I don’t know what happened. I went from being someone who wanted Christmas slathered all over the house—decorations, lights, greenery, my battery-operated Jingle Frog—to someone who wants all that in someone else’s house. This year we might not even get a tree. We’ve been saying that for a while but we might really mean it this time.

But then I catch Pootie looking at me out of the corner of his buttons and I feel remorse. And I do like lights.

Almost forty years ago, I put Christmas lights all around the kitchen windows. It was tremendous. Our kitchen walls are brick. That’s what happens when you sign on with someone in the masonry trade. At some point they’re going to get all their buddies together and brick something the hell up. There’s never any trouble finding their houses when they have a party—you just get close and look for the big brick mailbox structure with shelves, cubbies, newspaper slot, pizza oven, ammo storage and secret entrance to the bunker.

Dave confined most of his brickly urges to the inside. So we have a brick kitchen with a hearth and new chimney for a wood stove and arches over the windows. His buddies told him it looked like a Pizza Hut but they can be mean. I’ve always loved it. The arches frame the original windows from 1906, thin little ripply bastards that have somehow survived all this time. Yeah, early on we did have a break-in on a side door window but we fixed that vulnerability by replacing the whole door with a beer refrigerator.

I’ve wanted to put the little lights up around the windows ever since but that was a serious pain in the butt. I cut duct tape in quarter-inch segments like it was a tapeworm and stuck every light to the bricks. More than a hundred of them. Taking a scissors that many times to a roll of duct tape leads to quite a bit of unseasonal profanity, although jamming a Christmas tree in a stand produces the same effect. I’m sure we could hold back if the Little Lord Jesus and his mom were actually in the room, but mostly we’ve let fly.

Plus, after a while some of the taped lights started making a break for it, and had to be re-disciplined, and when the whole thing came down there was a veritable topography of adhesive residue on the bricks which was solved only by a liberal application of Goof-Off. I happen to love the smell of Goof-Off and have found over the years that it solves a lot of problems, including malaise, resistance to gravity, and the ability to count to three.

Anyway I haven’t done the window lights since. And I miss them. And—I realized—although I still have duct tape and Goof-Off, I also I have the internet. “How can I affix Christmas lights to brick?” I inquired. Well! Glue-gun! Thanks for asking, said The Googles.

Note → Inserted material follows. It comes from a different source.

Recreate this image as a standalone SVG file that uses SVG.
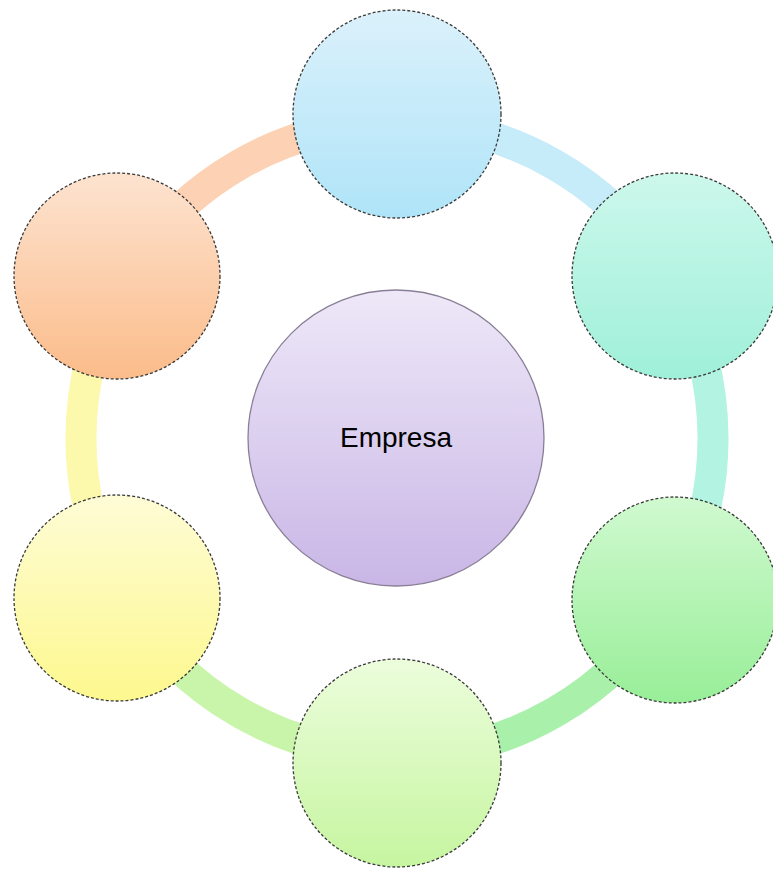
<svg xmlns="http://www.w3.org/2000/svg" width="773" height="869" viewBox="0 0 773 869">
  <style>
    .node { stroke: #3a3a3a; stroke-width: 1.3; stroke-dasharray: 3 2; }
    .seg { fill: none; stroke-width: 31; stroke-linecap: butt; }
    .label { font-family: "Liberation Sans", Arial, sans-serif; font-size: 28px; fill: #000; text-anchor: middle; }
  </style>
  <defs>
    <linearGradient id="gBlue" x1="0" y1="0" x2="0" y2="1"><stop offset="0" stop-color="#dbf1fb"/><stop offset="1" stop-color="#afe4f8"/></linearGradient>
    <linearGradient id="gTeal" x1="0" y1="0" x2="0" y2="1"><stop offset="0" stop-color="#cdf8ec"/><stop offset="1" stop-color="#9ff0d8"/></linearGradient>
    <linearGradient id="gGreen" x1="0" y1="0" x2="0" y2="1"><stop offset="0" stop-color="#d0f9d0"/><stop offset="1" stop-color="#98ee98"/></linearGradient>
    <linearGradient id="gLime" x1="0" y1="0" x2="0" y2="1"><stop offset="0" stop-color="#ecfddc"/><stop offset="1" stop-color="#c6f5a0"/></linearGradient>
    <linearGradient id="gYellow" x1="0" y1="0" x2="0" y2="1"><stop offset="0" stop-color="#fefcd6"/><stop offset="1" stop-color="#fdf88e"/></linearGradient>
    <linearGradient id="gPeach" x1="0" y1="0" x2="0" y2="1"><stop offset="0" stop-color="#fde3d0"/><stop offset="1" stop-color="#fbbc8a"/></linearGradient>
    <linearGradient id="gPurple" x1="0" y1="0" x2="0" y2="1"><stop offset="0" stop-color="#eee8f8"/><stop offset="1" stop-color="#c9b6e6"/></linearGradient>
  </defs>
  <rect width="773" height="869" fill="#ffffff"/>
  <g id="connectors">
    <path class="seg" stroke="#c6ebf9" d="M 397 122.5 A 316 316 0 0 1 670.7 280.5"/>
    <path class="seg" stroke="#b2f3e2" d="M 670.7 280.5 A 316 316 0 0 1 670.7 596.5"/>
    <path class="seg" stroke="#a9f0ab" d="M 670.7 596.5 A 316 316 0 0 1 397 754.5"/>
    <path class="seg" stroke="#c8f5aa" d="M 397 754.5 A 316 316 0 0 1 123.3 596.5"/>
    <path class="seg" stroke="#fcf8ac" d="M 123.3 596.5 A 316 316 0 0 1 123.3 280.5"/>
    <path class="seg" stroke="#fdd2b4" d="M 123.3 280.5 A 316 316 0 0 1 397 122.5"/>
  </g>
  <g id="node-top"><circle class="node" cx="397" cy="114" r="104" fill="url(#gBlue)"/></g>
  <g id="node-right-top"><circle class="node" cx="675" cy="276" r="103" fill="url(#gTeal)"/></g>
  <g id="node-right-bottom"><circle class="node" cx="675" cy="600" r="103" fill="url(#gGreen)"/></g>
  <g id="node-bottom"><circle class="node" cx="397" cy="763" r="104" fill="url(#gLime)"/></g>
  <g id="node-left-bottom"><circle class="node" cx="117" cy="598" r="103" fill="url(#gYellow)"/></g>
  <g id="node-left-top"><circle class="node" cx="117" cy="276" r="103" fill="url(#gPeach)"/></g>
  <g id="node-center">
    <circle cx="396" cy="438" r="148" fill="url(#gPurple)" stroke="#8a7f96" stroke-width="1.3"/>
    <text class="label" x="396" y="447">Empresa</text>
  </g>
</svg>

Weirdly, I do have a glue gun. I do not remember why. It’s used for lots of arts and crafts but not really the kind of art I do. I associate it with poster board and glitter and scrapbooks and googly-eyes and I don’t do any of that. But I looked around and by gum I had a glue-gun and an unopened package of glue sticks and, somewhere in my past, another project that had never gotten off the ground. I headed to the kitchen and plugged it in. Sure enough, it got hot. But nothing much came out.

It’s kind of sad to not be able to figure out how to use a glue gun. The Googles won’t even tell you because it’s too straightforward to explain. Plug in. Pull trigger. Glue. It’s like being baffled by a swizzle stick. Finally I noticed a picture where the glue stick was hanging out the back end, which I hadn’t considered, and before long I was gluing like nobody’s business.

Nobody’s successful business, anyway—it worked great, absolutely great, but there was a degree of cobwebbing with what we shall call runaway glue tinsel until I got a bit more skill. But doggone. So much better than duct tape. It makes me real happy and might even perk up the Poot. Maybe I’ll haul in some boughs from the cedar tree. Maybe I’ll light a candle.

I’m considering the whole thing a success. And I will continue to until the twelfth day of Christmas, when I snap the lights off Dave’s beloved brick. The Googles say the glue will come off too, but I really don’t know. Maybe it won’t. One way or the other, it’ll be an Epiphany.